Where, then, is God in our suffering? Perhaps the best explanation is that God is in the midst of it all in Christ, the Word of God, suffering with every sufferer, taking upon himself the guilt and pain of the world, deserved and undeserved. In the words of the scientist turned religious thinker, John Polkinghorne:

“He is not a spectator, but a fellow-sufferer, who has himself absorbed the full force of evil. In the lonely figure hanging in the darkness and dereliction of Calvary, the Christian believes that he sees God opening his arms to embrace the bitterness of the strange world he has made. The God revealed in the vulnerability of the incarnation and in the vulnerability of creation are one. He is the crucified God, whose paradoxical power is perfected in weakness, whose self-chosen symbol is the King reigning from the gallows.” [iv]

On the Cross we see revealed the truth that God not only reigns in glory over his creation, but paradoxically, suffers the travail of its finitude, incompleteness, sin, and suffering. In the end, the wisdom tradition points beyond itself to One greater than Wisdom—to the Crucified and Suffering Savior of the world.

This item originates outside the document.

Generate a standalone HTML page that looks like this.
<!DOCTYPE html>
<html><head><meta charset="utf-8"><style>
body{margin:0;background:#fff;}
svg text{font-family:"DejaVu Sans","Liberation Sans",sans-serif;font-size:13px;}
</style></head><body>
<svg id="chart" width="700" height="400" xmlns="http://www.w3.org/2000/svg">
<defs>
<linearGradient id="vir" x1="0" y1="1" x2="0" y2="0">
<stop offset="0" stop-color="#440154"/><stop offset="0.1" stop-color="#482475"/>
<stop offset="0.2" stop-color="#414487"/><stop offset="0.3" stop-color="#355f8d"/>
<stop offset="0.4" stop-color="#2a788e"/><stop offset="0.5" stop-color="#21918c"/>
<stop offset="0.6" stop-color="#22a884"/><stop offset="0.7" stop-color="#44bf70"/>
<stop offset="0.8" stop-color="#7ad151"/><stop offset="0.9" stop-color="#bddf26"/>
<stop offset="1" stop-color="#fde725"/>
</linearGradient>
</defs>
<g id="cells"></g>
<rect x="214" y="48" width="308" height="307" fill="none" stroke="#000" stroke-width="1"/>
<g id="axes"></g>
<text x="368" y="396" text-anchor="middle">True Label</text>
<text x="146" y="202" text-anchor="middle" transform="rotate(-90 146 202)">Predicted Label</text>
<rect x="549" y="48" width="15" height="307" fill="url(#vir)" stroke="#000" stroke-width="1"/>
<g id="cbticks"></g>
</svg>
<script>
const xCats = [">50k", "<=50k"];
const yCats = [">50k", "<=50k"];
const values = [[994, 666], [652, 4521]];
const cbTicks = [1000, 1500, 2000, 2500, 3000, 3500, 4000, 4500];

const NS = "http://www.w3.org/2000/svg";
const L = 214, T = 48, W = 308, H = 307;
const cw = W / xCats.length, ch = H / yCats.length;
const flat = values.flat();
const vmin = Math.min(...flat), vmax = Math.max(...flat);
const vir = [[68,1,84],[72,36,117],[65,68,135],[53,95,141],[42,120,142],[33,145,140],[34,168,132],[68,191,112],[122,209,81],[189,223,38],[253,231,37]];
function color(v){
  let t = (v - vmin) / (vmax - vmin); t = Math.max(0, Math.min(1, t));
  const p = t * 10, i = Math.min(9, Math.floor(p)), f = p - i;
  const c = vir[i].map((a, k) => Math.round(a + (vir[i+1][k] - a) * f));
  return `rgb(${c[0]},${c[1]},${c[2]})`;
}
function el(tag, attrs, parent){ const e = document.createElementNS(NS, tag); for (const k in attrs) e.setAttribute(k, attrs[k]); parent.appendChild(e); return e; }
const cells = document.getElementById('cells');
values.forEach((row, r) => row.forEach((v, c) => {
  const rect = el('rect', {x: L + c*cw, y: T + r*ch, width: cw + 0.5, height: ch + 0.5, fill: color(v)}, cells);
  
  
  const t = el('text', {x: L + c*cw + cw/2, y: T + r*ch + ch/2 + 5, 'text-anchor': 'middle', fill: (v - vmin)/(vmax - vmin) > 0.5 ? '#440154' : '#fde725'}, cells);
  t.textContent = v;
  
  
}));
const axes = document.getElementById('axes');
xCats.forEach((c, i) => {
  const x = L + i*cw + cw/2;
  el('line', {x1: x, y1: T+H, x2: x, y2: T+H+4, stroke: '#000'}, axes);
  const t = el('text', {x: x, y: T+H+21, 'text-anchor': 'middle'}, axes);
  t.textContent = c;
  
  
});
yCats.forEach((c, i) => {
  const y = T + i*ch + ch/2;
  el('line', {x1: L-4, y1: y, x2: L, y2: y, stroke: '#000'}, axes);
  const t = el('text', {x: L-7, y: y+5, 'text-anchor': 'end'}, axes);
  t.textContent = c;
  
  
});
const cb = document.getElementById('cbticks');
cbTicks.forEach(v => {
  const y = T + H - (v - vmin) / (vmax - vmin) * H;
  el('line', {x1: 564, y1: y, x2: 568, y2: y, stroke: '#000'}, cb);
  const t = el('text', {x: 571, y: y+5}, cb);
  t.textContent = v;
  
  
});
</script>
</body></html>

[i] It is helpful to think about the kinds of suffering we undergo in order to fully appreciate the difficulty of the subject matter. There is, of course, the suffering we all bring upon others and ourselves because of stupidity, finiteness and evil. Others or we make a practical or moral mistake and suffer the consequences. This kind of evil, we may call “moral evil.” The suffering of Europe under Hitler do to the moral mistakes of the German and other peoples and Hitler’s own evil is the most common example. There is another kind of suffering we endure: “natural suffering.” We live in a world in which there are tornadoes, earthquakes, hurricanes, cancer and various life and health threatening disasters. Many people cannot understand why the world could not have been made differently. It is helpful, I think, to remember that any world capable of producing the human race is capable of producing natural disasters and disease. See, John Polkinghorne, Exploring Reality: The Intertwining of Science with Religion (London, ENG: SPCK, 2005), chapter 8 for a long and, I think, very helpful discussion of this problem.

[ii] A large part of this blog is based on G. Christopher Scruggs, Path of Life (Eugene, OR: Wipf & Stock, 2014), 179-193. As I say in the book, the vignettes are not reflective of actual incidents, but composites of many years of ministry.

[iii] In crying out these words, Jesus is quoting Psalm 22, which begins as a hymn of abandonment in suffering, but ends as a hymn of praise for deliverance. Against those who see in the words of Jesus a simple cry of abandonment, I like to think it is both a cry of abandonment and a cry of faith in God’s delivering power, even from death.

[iv] John Polkinghorne, Science and Providence: God’s Interaction with the World (Philadelphia, PA: Templeton Foundation Press, 1989), 79.